The value of one careful, rigorous, and interesting data set is hard to overstate. In my field, the data Leonid Kruglyak's group generated measuring gene expression and genetics in a careful yeast experiment spawned an entirely new discipline within both genomics and statistics.

The problem is that to generate one really good data set can take months or even years. It is definitely possible to publish more than one paper on a really good data set. But after the data are generated, most of these papers will have to do with data analysis, not data generation. If there are ten papers that could be published on your data set and your group publishes the data with the first one, you may get to the second or third, but someone else might publish 4-10.

This may be good for science, but it isn't good for the careers of data generators. Ask anyone in academics whether you'd rather have 6 citations from awesome papers or 6 awesome papers and 100% of them will take the papers.

I'm completely sympathetic to data generators who spend a huge amount of time creating a data set and are worried they may be scooped on later papers. This is a place where the culture of credit hasn't caught up with the culture of science. If you write a grant and generate an amazing data set that 50 different people use - you should absolutely get major credit for that in your next grant. However, you probably shouldn't get authorship unless you intellectually contributed to the next phase of the analysis.

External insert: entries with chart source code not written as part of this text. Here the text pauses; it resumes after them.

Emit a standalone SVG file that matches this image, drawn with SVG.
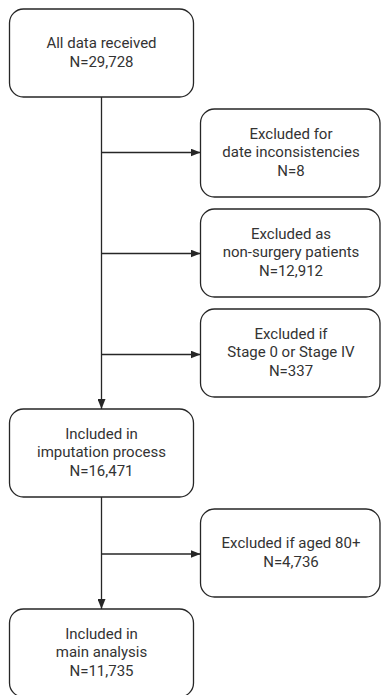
<svg xmlns="http://www.w3.org/2000/svg" width="381" height="695" viewBox="0 0 381 695">
<style>
.box{fill:#fff;stroke:#262626;stroke-width:1.3}
.t{font-family:Roboto,"Open Sans",sans-serif;font-size:15px;fill:#333;text-anchor:middle}
.c{fill:none;stroke:#262626;stroke-width:1.3}
</style>
<defs>
<marker id="ah" viewBox="0 0 10 8" refX="10" refY="4" markerWidth="10" markerHeight="8" markerUnits="userSpaceOnUse" orient="auto">
<path d="M0,0 L10,4 L0,8 Z" fill="#262626"/>
</marker>
</defs>
<rect width="381" height="695" fill="#fff"/>
<g id="connectors">
<path class="c" d="M101.5,97 V409" marker-end="url(#ah)"/>
<path class="c" d="M101.5,152.5 H200.5" marker-end="url(#ah)"/>
<path class="c" d="M101.5,253.5 H200.5" marker-end="url(#ah)"/>
<path class="c" d="M101.5,354.5 H200.5" marker-end="url(#ah)"/>
<path class="c" d="M101.5,497 V609" marker-end="url(#ah)"/>
<path class="c" d="M101.5,554 H200.5" marker-end="url(#ah)"/>
</g>
<g id="n1">
<rect class="box" x="9.5" y="9" width="184" height="88" rx="14"/>
<text class="t" x="101.5" y="48">All data received</text>
<text class="t" x="101.5" y="67">N=29,728</text>
</g>
<g id="n2">
<rect class="box" x="200.5" y="109" width="179.5" height="88" rx="14"/>
<text class="t" x="291" y="138.5">Excluded for</text>
<text class="t" x="291" y="157">date inconsistencies</text>
<text class="t" x="291" y="175.5">N=8</text>
</g>
<g id="n3">
<rect class="box" x="200.5" y="209" width="179.5" height="88" rx="14"/>
<text class="t" x="291" y="238.5">Excluded as</text>
<text class="t" x="291" y="257">non-surgery patients</text>
<text class="t" x="291" y="275.5">N=12,912</text>
</g>
<g id="n4">
<rect class="box" x="200.5" y="309" width="179.5" height="88" rx="14"/>
<text class="t" x="291" y="338.5">Excluded if</text>
<text class="t" x="291" y="357">Stage 0 or Stage IV</text>
<text class="t" x="291" y="375.5">N=337</text>
</g>
<g id="n5">
<rect class="box" x="9.5" y="409" width="184" height="88" rx="14"/>
<text class="t" x="101.5" y="438.5">Included in</text>
<text class="t" x="101.5" y="457">imputation process</text>
<text class="t" x="101.5" y="475.5">N=16,471</text>
</g>
<g id="n6">
<rect class="box" x="200.5" y="509" width="179.5" height="88" rx="14"/>
<text class="t" x="291" y="548">Excluded if aged 80+</text>
<text class="t" x="291" y="567">N=4,736</text>
</g>
<g id="n7">
<rect class="box" x="9.5" y="609" width="184" height="88" rx="14"/>
<text class="t" x="101.5" y="638.5">Included in</text>
<text class="t" x="101.5" y="657">main analysis</text>
<text class="t" x="101.5" y="675.5">N=11,735</text>
</g>
</svg>
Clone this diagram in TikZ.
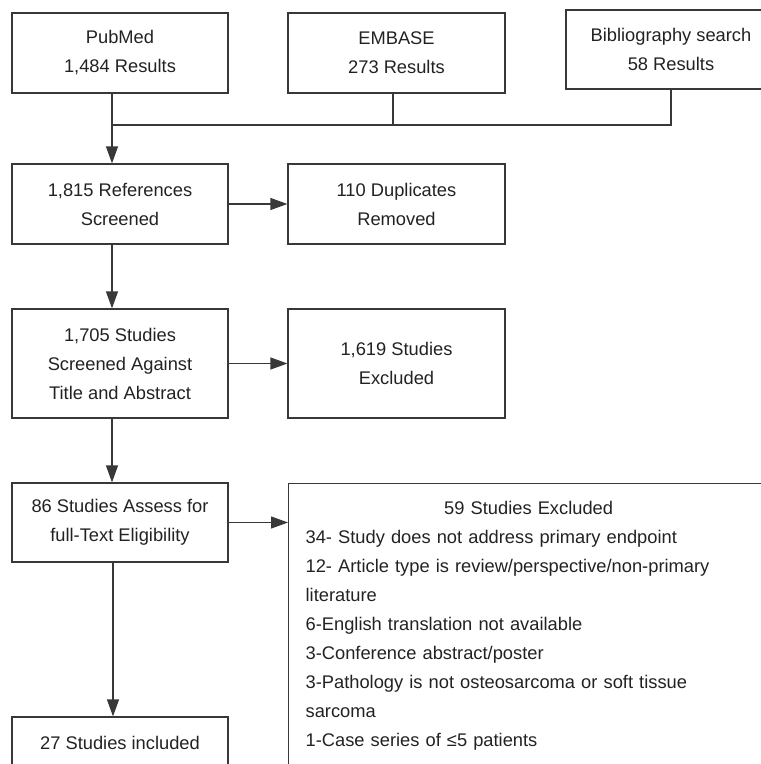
\documentclass[tikz,border=0pt]{standalone}
\usepackage{fontspec}
\setmainfont{Liberation Sans}
\usetikzlibrary{arrows.meta,calc}
\definecolor{linecol}{HTML}{383838}
\definecolor{textcol}{HTML}{222222}
\begin{document}
\begin{tikzpicture}[x=1bp,y=-1bp,
  box/.style={draw=linecol,line width=1.25bp,text=textcol,align=center,inner sep=0pt,
    font=\fontsize{18.3bp}{29bp}\selectfont},
  smallbox/.style={box,minimum width=216bp},
  conn/.style={draw=linecol,line width=1.25bp},
  arr/.style={conn,-{Triangle[length=17bp,width=12bp]}}]
\useasboundingbox (0,0) rectangle (761,764);
% top row
\node[smallbox,minimum height=80bp] (pub) at (120,53) {PubMed\\1,484 Results};
\node[box,minimum width=217bp,minimum height=80bp] (emb) at (396.5,53) {EMBASE\\273 Results};
\node[box,minimum width=210bp,minimum height=79bp] (bib) at (671,49.5) {Bibliography search\\58 Results};
% second row
\node[smallbox,minimum height=80bp] (ref) at (120,204) {1,815 References\\Screened};
\node[box,minimum width=217bp,minimum height=80bp] (dup) at (396.5,204) {110 Duplicates\\Removed};
% third row
\node[smallbox,minimum height=109bp] (tit) at (120,363.5) {1,705 Studies\\Screened Against\\Title and Abstract};
\node[box,minimum width=217bp,minimum height=109bp] (exa) at (396.5,363.5) {1,619 Studies\\Excluded};
% fourth row
\node[smallbox,minimum height=79bp] (full) at (120,522.5) {86 Studies Assess for\\full-Text Eligibility};
\node[box,anchor=north west,text width=446bp,align=left,inner xsep=17bp,inner ysep=18bp] (exb) at (288,483)
 {\makebox[446bp]{59 Studies Excluded}\\
  34- Study does not address primary endpoint\\
  12- Article type is review/perspective/non-primary\\
  literature\\
  6-English translation not available\\
  3-Conference abstract/poster\\
  3-Pathology is not osteosarcoma or soft tissue\\
  sarcoma\\
  1-Case series of ≤5 patients};
\node[smallbox,minimum height=52bp] (inc) at (120,743) {27 Studies included};
% connectors
\coordinate (jn) at (112,125);
\draw[conn] ([xshift=-3.5bp]emb.south) |- (jn);
\draw[conn] (bib.south) |- (jn);
\draw[arr] ([xshift=-8bp]pub.south) -- ([xshift=-8bp]ref.north);
\draw[arr] (ref.east) -- (ref.east -| dup.west);
\draw[arr] ([xshift=-8bp]ref.south) -- ([xshift=-8bp]tit.north);
\draw[arr] (tit.east) -- (tit.east -| exa.west);
\draw[arr] ([xshift=-8bp]tit.south) -- ([xshift=-8bp]full.north);
\draw[arr] (full.east) -- (full.east -| exb.west);
\draw[arr] ([xshift=-7bp]full.south) -- ([xshift=-7bp]inc.north);
\end{tikzpicture}
\end{document}
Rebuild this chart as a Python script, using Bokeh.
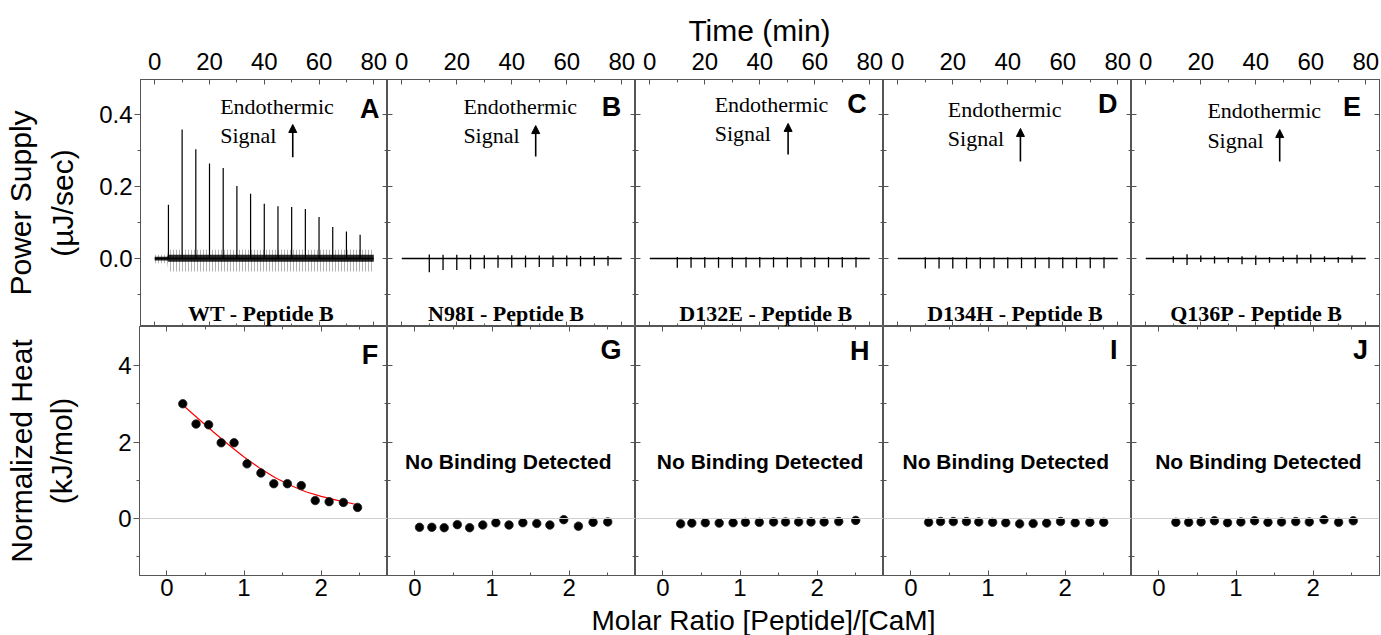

The problem is we don't have an intermediate form of credit for data generators that is weighted more heavily than a citation. In the short term, this lack of a proper system of credit will likely lead data generators to make the following (completely sensible) decision to hold their data close and then publish multiple papers at once - like ENCODE did. This will drive everyone crazy and slow down science - but it is the appropriate career choice for data generators until our system of credit has caught up.

Data analysts

I think that data analysts who are pushing for reproducibility are genuine in their desire for reproducibility. I also think that the debate is over. I think we can contribute to the success of the reproducibility transition by figuring out ways to give stronger and more appropriate credit to data generators. I don't think authorship is the right approach. But I do think that it is the right approach to loudly and vocally give credit to people who generated the data you used in your purely data analytic paper. That includes making sure the people that are responsible for their promotion and grants know just how incredibly critical it is that they keep generating data so you can keep doing your analysis.

Finally, I think that we should be more sympathetic to the career concerns of folks who generate data. I have written methods and made the code available. I have then seen people write very similar papers using my methods and code - then getting credit/citations for producing a very similar method to my own. Being reverse scooped like this is incredibly frustrating. If you've ever had that experience imagine what it would feel like to spend a whole year creating a data set and then only getting one publication.

I also think that the primary use of reproducibility so far has been as a weapon. It has been used (correctly) to point out critical flaws in research. It has also been used as a way to embarrass authors who don't (and even some who do) have training in data analysis. The transition to fully reproducible science can either be a painful fight or a smoother transition. One thing that would go a long way would be to think of code review/reproducibility not like peer review, but more like pull requests and issues on Github. The goal isn't to show how the other person did it wrong, the goal is to help them do it right.